Written instruction.
Show every line where "Rebuild" occurs.

##### The data #####

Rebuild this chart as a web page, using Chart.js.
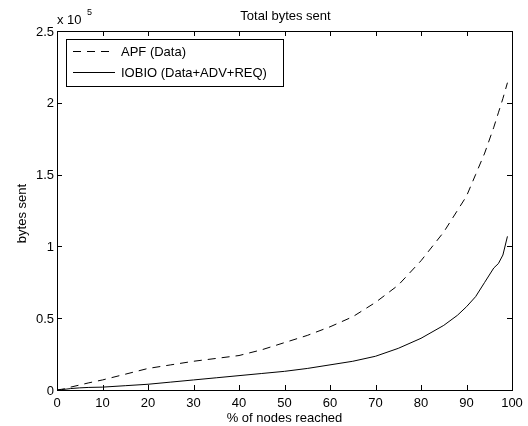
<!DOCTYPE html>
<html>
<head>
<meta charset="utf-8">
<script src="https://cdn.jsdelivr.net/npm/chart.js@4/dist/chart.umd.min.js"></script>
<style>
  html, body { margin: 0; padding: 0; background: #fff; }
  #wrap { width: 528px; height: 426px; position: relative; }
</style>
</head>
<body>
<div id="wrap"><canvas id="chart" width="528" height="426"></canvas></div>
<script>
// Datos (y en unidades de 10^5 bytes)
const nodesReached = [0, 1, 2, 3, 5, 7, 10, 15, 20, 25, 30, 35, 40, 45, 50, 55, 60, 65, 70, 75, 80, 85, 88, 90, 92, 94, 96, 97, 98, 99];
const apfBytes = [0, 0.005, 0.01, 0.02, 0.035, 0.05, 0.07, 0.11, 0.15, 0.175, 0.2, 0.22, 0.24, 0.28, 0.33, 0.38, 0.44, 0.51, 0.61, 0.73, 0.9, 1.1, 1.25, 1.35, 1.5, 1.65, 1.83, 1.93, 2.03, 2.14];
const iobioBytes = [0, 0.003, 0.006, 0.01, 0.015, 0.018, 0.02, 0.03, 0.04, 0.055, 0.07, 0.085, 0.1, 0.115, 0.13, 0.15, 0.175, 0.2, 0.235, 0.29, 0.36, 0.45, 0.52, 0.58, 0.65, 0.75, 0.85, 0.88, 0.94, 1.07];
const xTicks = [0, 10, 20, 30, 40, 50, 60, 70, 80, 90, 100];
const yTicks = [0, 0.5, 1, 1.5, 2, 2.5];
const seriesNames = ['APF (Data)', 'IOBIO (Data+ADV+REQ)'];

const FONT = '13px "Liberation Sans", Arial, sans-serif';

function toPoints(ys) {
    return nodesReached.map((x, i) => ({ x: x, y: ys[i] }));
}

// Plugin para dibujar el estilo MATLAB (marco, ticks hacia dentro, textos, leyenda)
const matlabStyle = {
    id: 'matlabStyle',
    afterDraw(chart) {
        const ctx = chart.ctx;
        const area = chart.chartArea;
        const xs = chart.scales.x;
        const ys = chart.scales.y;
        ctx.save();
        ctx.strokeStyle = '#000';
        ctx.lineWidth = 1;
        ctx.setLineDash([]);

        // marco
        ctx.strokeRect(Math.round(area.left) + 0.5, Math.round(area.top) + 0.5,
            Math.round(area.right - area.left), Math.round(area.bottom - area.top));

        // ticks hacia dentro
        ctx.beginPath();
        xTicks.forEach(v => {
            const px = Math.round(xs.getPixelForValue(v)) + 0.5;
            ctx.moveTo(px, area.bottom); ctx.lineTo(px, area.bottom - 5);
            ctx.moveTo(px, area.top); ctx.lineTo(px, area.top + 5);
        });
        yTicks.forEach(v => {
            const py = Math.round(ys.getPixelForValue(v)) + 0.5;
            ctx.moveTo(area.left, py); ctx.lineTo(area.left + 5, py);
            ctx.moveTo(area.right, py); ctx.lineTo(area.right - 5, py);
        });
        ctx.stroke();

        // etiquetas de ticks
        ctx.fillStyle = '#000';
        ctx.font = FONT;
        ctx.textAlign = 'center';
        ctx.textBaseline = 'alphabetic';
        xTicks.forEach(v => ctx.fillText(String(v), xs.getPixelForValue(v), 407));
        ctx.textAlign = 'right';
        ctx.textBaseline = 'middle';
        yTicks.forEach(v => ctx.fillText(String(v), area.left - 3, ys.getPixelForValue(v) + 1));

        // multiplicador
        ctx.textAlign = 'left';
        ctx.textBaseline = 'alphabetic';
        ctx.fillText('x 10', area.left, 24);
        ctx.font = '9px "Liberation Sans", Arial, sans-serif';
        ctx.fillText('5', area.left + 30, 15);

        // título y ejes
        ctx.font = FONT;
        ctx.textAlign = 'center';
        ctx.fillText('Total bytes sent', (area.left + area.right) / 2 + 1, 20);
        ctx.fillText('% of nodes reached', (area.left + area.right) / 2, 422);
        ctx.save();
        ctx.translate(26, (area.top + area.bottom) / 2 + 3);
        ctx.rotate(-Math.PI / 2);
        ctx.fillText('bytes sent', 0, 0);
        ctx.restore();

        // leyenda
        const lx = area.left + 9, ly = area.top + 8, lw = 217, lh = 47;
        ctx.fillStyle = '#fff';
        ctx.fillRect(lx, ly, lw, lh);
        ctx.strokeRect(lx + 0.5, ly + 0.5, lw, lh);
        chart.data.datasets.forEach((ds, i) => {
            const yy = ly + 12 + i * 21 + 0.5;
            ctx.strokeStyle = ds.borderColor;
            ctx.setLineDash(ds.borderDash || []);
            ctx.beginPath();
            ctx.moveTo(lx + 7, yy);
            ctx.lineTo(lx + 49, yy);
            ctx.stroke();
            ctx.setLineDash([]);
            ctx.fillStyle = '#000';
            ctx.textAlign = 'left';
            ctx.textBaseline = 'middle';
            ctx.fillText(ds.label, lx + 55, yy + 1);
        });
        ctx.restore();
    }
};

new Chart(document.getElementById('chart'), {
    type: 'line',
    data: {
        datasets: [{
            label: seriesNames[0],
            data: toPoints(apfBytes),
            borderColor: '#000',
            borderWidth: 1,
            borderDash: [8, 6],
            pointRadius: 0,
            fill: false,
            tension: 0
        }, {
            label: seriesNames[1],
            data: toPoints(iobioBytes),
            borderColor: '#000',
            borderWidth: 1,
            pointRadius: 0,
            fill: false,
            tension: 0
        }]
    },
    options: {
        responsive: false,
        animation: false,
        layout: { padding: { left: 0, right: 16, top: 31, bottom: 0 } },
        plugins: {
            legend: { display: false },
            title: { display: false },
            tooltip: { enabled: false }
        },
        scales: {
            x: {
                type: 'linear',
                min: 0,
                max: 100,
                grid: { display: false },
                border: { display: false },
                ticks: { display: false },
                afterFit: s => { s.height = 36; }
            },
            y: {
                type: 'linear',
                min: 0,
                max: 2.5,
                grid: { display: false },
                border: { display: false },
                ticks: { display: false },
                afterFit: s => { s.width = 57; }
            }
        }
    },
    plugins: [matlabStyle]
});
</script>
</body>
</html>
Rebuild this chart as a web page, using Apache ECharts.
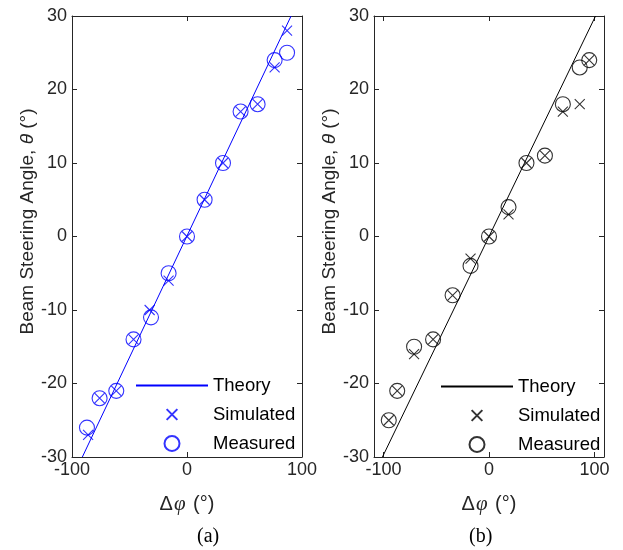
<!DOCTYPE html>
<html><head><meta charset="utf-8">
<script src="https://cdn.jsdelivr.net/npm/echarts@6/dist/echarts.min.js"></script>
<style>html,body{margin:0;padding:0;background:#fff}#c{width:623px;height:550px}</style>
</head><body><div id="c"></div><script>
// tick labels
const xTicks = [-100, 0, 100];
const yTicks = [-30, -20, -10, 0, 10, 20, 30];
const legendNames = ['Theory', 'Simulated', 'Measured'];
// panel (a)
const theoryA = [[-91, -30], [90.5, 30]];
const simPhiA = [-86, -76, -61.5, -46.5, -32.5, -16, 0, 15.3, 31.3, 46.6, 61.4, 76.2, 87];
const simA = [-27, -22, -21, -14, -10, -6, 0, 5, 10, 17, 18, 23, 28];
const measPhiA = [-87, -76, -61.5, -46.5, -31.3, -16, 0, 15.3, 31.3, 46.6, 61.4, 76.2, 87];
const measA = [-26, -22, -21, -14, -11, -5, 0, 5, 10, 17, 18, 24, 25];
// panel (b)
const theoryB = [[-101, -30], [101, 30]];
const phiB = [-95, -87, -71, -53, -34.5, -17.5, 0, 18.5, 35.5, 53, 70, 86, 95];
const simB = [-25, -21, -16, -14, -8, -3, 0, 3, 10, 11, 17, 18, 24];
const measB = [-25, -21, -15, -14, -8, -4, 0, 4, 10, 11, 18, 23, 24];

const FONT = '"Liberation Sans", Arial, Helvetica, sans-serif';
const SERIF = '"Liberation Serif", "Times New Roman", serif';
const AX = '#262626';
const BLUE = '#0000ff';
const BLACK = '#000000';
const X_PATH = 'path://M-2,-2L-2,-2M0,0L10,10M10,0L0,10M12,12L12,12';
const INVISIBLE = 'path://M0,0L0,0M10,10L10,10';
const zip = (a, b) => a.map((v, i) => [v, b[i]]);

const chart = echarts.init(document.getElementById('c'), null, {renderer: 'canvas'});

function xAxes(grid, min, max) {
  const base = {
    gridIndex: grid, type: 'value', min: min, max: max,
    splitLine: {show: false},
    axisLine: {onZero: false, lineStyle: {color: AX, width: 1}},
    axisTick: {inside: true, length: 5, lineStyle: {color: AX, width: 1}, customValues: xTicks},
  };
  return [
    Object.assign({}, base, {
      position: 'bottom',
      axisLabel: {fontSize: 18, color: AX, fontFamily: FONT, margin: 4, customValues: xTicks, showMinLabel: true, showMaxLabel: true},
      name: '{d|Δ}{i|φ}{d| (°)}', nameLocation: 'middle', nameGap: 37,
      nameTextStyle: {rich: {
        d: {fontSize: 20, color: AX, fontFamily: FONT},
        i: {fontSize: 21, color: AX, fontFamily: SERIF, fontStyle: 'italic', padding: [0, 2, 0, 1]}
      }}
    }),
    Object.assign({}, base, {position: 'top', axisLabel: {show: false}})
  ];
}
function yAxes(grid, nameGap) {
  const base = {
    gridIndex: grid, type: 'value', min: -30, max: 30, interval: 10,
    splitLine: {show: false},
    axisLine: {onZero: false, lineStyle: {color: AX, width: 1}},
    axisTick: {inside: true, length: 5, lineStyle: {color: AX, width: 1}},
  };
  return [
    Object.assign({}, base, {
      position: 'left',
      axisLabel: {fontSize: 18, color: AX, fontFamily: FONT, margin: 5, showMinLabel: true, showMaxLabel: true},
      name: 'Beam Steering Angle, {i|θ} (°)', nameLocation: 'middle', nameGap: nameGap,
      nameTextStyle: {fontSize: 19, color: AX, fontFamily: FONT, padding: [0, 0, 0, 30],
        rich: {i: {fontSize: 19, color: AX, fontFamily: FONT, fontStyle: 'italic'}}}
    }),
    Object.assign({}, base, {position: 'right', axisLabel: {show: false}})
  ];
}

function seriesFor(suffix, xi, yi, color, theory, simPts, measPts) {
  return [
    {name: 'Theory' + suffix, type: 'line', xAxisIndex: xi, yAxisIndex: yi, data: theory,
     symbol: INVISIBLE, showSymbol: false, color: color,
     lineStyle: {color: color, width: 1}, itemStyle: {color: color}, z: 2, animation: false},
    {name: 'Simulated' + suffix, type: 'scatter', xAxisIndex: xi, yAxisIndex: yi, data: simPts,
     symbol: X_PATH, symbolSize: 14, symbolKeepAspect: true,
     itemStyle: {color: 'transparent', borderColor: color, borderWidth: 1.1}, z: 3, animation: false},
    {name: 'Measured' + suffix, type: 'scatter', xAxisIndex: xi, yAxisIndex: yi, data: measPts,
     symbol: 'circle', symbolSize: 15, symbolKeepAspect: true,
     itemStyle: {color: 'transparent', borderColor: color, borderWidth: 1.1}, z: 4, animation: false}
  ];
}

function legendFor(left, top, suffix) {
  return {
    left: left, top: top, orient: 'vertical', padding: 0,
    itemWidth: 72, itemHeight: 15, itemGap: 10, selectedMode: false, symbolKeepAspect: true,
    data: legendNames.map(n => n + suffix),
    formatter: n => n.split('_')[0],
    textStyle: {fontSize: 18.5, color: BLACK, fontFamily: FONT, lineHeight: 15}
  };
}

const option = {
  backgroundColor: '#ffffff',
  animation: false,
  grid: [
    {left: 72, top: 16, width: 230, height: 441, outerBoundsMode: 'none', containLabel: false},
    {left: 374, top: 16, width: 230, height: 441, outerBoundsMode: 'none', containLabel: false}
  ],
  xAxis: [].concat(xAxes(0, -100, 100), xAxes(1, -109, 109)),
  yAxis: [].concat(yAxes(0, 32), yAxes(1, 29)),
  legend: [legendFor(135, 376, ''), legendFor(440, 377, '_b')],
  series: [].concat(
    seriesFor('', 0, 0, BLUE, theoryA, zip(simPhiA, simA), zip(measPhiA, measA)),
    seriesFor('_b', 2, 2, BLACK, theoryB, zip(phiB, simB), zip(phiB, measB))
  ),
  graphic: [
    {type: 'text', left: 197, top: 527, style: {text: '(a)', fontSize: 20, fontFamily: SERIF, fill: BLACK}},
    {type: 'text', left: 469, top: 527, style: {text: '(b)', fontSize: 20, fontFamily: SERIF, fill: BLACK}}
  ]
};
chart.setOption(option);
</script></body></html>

#####

Result of this task.
Rebuild this chart as a web page, using Chart.js.
Rebuild this chart as a web page, using Apache ECharts.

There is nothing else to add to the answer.